EDITORIAL
Copyright © 2006 Blethen Maine Newspapers Inc.
Maine's Clean Election Fund program is lauded as a national model.
So why does the Legislature keep dissing it?
Several years ago, lawmakers began treating the Clean Election program like a rainy day fund, siphoning off more than $4 million to smooth over budget shortfalls.
Since then the program has grown in popularity to the point where the Commission on Governmental Ethics and Elections Practices expects that 80 percent or more of all candidates standing for election in November will request public funding.
However, this month the Legislature decided to repay only $1.2 million of the $4.8 million it owes the program. Lawmakers gambled that only three gubernatorial candidates will qualify.
Sure, the budget is not perfect. It's a political instrument. Obtaining a two-thirds majority required a number of unpalatable compromises. But the Legislature's debt to the fund isn't new. Nor is lawmakers' irresponsible failure to repay their obligation.
The Clean Election Fund gives each qualified party candidate for governor $200,000 for a primary campaign.
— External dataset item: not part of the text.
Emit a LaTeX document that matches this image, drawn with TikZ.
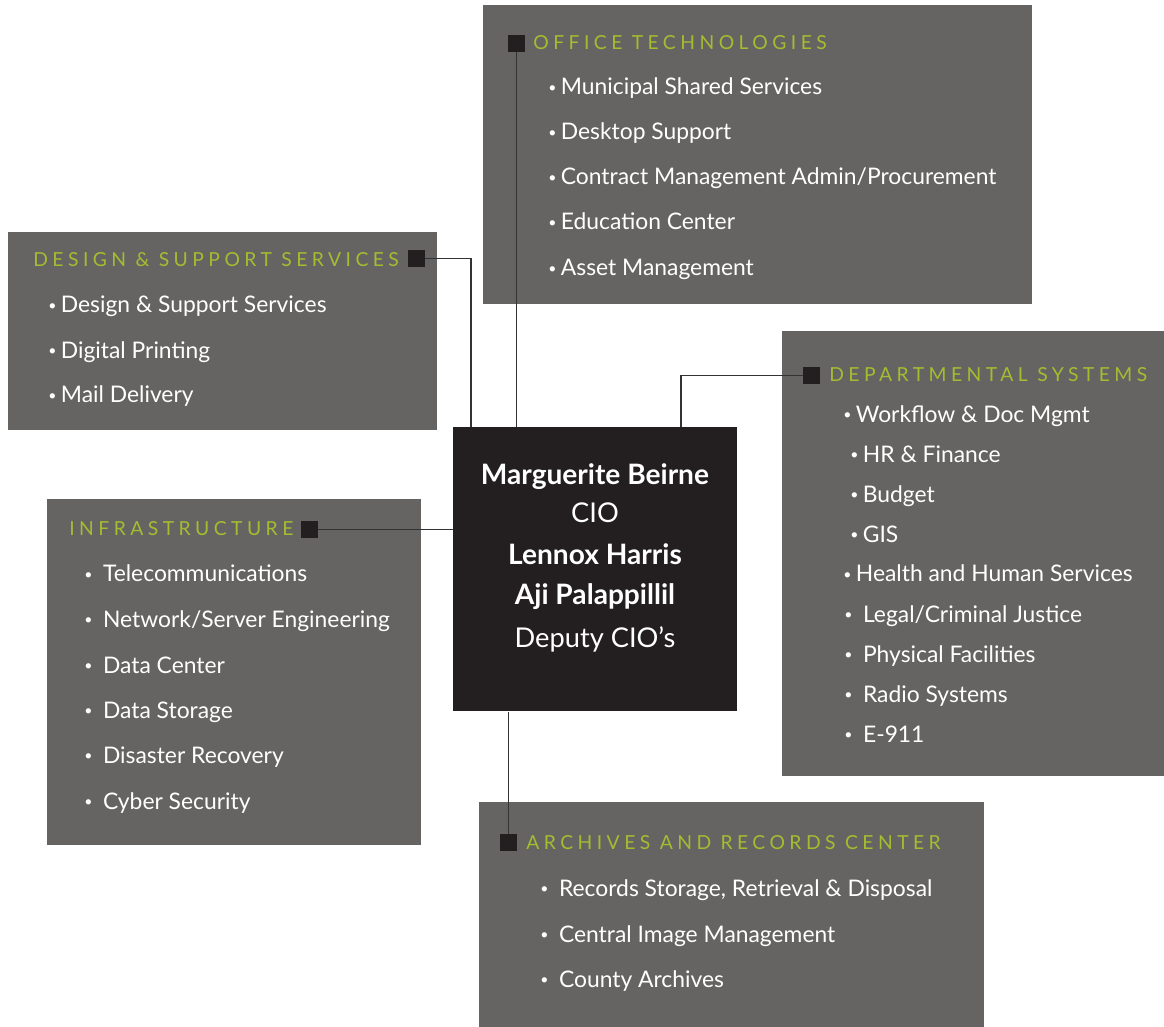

Qualified primary winners get $400,000 for the general election campaign.
In order to allow publicly funded candidates to compete with big-moneyed opponents, the Clean Election Fund provides matching funds up to a total of $600,000 in the primary and up to a total of $1.2 million in the general election.
If it turns out that only one Republican, one Green and one unenrolled candidate seek to run a Clean Election campaign, the fund will probably have enough money to cover. If a second unenrolled candidate qualifies, it likely will not.
By not repaying its debt to the Clean Election Fund, lawmakers are betting that the fund will squeak through.
That's a gamble we wished they hadn't made.